▶ **Aim**:
Copy every line that contains the string "this" from the entries below.

▶ **Supplied material**:
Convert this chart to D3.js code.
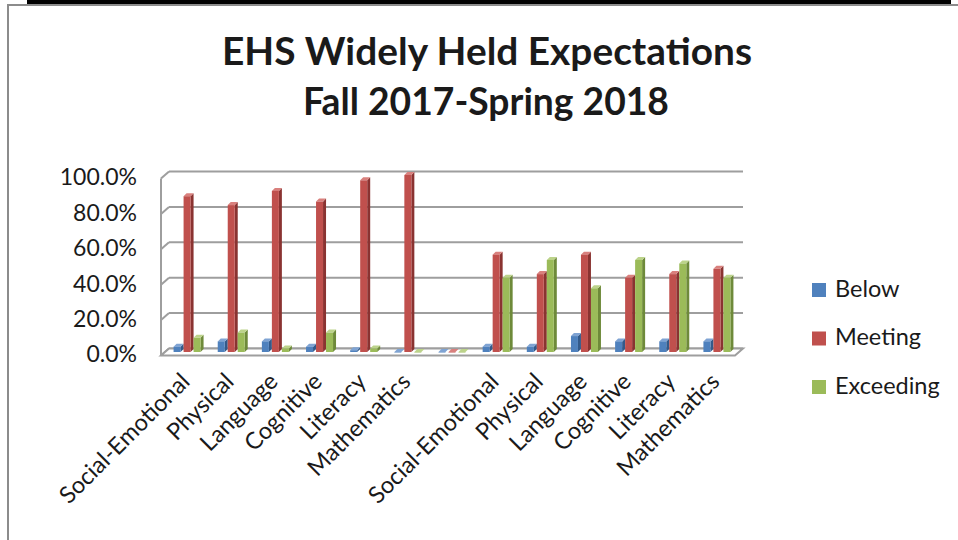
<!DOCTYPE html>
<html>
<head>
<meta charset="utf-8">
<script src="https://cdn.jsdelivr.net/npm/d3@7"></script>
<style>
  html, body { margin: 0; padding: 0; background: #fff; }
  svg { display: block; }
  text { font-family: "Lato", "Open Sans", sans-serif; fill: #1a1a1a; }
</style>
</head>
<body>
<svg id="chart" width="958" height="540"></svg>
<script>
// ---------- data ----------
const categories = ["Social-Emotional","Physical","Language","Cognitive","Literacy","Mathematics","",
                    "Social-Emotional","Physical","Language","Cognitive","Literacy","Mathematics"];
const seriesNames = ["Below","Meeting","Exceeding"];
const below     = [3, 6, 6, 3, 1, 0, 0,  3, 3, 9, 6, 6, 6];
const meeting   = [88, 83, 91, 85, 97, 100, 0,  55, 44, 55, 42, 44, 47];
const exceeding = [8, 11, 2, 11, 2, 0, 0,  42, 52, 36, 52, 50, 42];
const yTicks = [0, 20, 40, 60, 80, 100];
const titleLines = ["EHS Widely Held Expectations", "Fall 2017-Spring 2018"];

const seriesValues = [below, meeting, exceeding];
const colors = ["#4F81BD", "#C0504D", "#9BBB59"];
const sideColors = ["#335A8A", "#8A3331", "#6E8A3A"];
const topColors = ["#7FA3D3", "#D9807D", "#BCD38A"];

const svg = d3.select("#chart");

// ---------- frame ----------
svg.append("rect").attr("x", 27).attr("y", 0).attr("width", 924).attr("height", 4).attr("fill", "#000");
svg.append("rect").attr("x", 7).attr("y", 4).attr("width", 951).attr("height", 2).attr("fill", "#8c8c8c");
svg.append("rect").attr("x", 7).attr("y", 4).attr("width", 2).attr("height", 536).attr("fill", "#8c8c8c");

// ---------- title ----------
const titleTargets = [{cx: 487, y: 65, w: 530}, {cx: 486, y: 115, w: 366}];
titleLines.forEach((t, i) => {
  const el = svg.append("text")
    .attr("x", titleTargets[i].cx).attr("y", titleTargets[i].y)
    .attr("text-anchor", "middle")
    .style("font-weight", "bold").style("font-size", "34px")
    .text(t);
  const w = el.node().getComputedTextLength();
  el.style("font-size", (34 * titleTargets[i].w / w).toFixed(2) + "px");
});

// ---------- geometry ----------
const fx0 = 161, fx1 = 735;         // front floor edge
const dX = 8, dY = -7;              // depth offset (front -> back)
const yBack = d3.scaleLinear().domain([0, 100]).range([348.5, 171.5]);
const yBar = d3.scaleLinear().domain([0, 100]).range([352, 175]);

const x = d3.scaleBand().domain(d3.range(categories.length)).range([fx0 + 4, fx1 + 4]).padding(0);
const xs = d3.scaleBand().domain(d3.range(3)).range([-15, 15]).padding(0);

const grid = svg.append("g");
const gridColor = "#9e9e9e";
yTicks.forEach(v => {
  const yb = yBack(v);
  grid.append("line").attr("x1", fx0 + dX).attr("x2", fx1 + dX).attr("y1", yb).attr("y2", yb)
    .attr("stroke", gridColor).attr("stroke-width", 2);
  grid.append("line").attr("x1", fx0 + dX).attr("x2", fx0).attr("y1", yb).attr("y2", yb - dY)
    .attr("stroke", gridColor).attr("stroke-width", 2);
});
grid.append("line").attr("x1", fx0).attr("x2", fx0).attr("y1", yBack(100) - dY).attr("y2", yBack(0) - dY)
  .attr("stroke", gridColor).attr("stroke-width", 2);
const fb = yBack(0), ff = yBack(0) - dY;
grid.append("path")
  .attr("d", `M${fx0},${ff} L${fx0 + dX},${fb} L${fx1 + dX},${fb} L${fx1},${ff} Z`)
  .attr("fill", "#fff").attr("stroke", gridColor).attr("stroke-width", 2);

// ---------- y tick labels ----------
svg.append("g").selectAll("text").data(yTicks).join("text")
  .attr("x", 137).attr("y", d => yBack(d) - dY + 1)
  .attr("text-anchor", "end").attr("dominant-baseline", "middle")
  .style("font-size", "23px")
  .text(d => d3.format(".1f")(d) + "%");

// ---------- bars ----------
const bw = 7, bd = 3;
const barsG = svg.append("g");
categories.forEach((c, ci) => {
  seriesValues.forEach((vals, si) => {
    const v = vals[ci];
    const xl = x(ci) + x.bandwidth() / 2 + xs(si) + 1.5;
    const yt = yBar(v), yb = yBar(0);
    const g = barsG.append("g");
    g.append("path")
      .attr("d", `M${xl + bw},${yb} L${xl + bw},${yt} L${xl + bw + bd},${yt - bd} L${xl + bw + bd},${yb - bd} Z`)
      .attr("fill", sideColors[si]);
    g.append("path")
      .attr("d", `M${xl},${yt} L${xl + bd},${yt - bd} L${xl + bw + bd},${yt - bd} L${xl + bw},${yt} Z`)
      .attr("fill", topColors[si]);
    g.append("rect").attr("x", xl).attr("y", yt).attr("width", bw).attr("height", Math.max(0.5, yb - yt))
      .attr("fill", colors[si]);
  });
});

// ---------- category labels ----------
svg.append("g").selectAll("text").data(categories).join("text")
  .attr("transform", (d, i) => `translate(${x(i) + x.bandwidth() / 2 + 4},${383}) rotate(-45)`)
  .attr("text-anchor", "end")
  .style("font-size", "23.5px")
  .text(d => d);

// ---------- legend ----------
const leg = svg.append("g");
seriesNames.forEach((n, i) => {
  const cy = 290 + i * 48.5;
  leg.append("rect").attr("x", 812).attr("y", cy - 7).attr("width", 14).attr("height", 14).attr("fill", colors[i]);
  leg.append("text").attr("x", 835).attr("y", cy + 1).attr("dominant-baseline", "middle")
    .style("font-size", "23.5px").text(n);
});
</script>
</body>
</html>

--

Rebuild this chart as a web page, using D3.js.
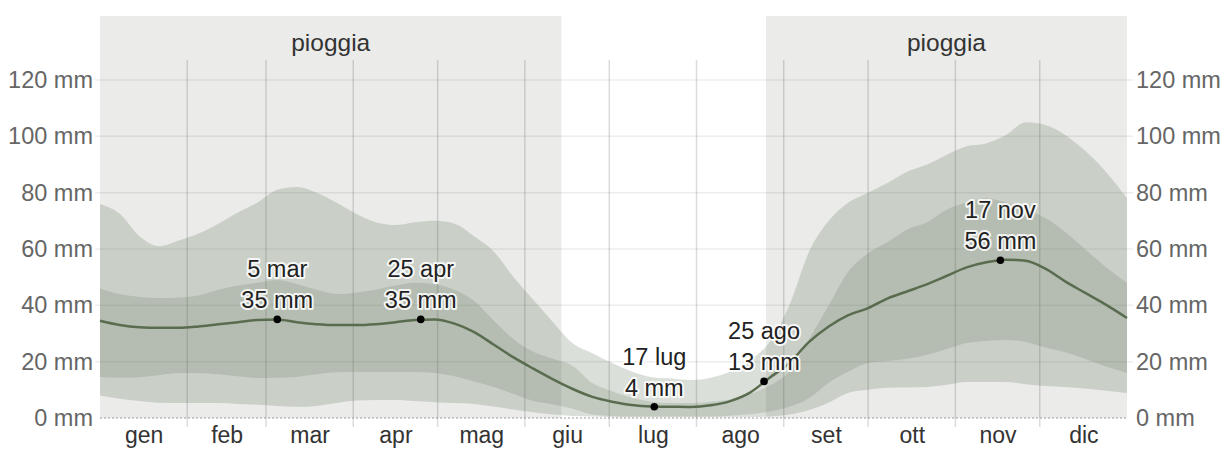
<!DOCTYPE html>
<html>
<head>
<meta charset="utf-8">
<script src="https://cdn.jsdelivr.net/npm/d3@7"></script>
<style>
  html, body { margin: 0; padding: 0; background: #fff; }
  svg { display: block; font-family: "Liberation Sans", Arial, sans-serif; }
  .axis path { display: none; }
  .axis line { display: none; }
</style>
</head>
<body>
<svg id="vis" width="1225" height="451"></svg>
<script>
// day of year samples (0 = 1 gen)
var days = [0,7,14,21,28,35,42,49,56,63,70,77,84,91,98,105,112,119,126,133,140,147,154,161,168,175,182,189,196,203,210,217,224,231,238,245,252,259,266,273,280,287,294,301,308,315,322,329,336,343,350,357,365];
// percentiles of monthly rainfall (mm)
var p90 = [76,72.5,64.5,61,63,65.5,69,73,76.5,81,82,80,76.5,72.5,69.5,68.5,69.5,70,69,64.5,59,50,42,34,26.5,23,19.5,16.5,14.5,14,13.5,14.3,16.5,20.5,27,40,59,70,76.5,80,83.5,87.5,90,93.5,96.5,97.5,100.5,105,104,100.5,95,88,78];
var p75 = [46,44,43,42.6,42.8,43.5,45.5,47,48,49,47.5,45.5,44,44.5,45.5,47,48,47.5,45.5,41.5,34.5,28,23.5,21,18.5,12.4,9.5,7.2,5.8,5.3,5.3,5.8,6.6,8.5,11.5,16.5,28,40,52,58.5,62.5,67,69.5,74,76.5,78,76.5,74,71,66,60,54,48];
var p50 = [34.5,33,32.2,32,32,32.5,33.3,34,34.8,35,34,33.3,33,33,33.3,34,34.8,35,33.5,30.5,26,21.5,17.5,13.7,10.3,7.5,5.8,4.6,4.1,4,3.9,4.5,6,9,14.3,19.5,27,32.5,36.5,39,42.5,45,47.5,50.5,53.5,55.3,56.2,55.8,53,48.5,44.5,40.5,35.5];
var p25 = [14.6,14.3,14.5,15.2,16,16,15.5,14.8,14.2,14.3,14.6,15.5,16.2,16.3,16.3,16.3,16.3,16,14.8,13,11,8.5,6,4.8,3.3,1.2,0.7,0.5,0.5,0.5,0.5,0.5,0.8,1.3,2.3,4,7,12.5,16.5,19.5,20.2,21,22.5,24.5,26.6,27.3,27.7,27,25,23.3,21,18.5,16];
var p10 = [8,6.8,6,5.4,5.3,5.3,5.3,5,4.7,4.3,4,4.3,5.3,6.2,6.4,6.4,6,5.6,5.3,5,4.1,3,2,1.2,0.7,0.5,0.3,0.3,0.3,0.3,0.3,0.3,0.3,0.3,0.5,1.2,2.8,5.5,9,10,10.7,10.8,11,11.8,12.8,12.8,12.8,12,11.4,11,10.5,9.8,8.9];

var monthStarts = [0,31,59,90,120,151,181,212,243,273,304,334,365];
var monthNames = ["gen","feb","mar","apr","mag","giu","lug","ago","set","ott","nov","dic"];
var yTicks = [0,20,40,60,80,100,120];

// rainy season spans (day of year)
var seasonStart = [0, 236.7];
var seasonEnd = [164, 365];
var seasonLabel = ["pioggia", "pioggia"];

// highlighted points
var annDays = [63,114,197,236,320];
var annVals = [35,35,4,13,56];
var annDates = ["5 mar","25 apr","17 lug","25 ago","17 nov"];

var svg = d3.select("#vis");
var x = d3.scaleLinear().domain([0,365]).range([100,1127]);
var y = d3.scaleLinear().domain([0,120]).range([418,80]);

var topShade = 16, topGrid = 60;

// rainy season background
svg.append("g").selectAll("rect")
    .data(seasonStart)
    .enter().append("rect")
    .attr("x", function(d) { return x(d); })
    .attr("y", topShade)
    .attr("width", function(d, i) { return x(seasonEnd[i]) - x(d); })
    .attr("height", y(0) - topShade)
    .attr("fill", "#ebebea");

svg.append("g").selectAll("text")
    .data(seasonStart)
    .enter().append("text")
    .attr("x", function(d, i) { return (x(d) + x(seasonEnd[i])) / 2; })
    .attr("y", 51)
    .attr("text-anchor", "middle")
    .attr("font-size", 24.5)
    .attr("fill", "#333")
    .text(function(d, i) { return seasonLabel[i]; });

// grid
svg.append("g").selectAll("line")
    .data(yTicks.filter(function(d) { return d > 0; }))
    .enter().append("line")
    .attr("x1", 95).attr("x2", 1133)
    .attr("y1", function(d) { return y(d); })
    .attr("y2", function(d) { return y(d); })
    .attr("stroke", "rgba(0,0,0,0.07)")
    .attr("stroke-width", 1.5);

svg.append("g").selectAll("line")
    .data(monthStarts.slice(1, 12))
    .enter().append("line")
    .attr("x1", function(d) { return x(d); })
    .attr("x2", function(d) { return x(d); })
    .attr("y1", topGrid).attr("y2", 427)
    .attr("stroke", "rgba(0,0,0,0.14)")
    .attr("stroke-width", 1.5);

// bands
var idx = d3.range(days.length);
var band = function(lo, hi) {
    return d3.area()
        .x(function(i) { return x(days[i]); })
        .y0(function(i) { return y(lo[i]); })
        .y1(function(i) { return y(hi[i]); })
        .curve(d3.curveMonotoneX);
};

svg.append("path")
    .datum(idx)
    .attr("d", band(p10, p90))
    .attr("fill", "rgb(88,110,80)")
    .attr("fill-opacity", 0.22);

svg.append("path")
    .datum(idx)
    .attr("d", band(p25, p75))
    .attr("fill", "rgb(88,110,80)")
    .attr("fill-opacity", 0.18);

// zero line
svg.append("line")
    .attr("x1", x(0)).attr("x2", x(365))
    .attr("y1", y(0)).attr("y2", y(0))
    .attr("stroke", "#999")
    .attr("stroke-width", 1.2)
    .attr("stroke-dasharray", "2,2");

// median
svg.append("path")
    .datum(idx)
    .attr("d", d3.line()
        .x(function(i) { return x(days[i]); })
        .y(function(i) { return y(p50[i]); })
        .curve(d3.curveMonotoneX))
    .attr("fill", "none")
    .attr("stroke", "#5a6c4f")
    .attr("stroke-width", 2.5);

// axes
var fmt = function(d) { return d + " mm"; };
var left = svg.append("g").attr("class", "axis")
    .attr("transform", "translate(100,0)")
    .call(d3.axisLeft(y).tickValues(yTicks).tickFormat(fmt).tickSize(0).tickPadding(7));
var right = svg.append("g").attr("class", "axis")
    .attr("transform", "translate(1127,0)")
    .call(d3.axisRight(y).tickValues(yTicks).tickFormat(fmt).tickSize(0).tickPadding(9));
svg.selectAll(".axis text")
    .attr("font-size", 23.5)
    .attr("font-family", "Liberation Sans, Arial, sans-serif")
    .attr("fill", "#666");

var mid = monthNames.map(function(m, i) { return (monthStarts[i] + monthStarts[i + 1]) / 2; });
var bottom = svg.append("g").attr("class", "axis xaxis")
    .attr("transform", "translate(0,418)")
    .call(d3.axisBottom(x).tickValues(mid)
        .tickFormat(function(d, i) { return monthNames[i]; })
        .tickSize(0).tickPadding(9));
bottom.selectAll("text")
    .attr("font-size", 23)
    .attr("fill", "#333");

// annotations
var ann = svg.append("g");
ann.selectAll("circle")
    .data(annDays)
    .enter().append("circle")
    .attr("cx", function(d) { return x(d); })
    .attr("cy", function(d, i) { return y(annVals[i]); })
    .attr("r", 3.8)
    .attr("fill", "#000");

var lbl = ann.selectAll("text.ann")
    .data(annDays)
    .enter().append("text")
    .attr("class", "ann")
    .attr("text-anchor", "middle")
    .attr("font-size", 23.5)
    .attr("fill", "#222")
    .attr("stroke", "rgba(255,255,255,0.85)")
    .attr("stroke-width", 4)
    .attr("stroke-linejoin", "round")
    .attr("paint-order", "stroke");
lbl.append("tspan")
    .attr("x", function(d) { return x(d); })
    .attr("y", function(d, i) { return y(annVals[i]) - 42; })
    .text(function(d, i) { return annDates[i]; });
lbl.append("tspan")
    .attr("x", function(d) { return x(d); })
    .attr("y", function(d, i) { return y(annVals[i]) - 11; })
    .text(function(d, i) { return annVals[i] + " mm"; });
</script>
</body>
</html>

▶ **Correct response**:
Convert this chart to D3.js code.
Rebuild this chart as a web page, using D3.js.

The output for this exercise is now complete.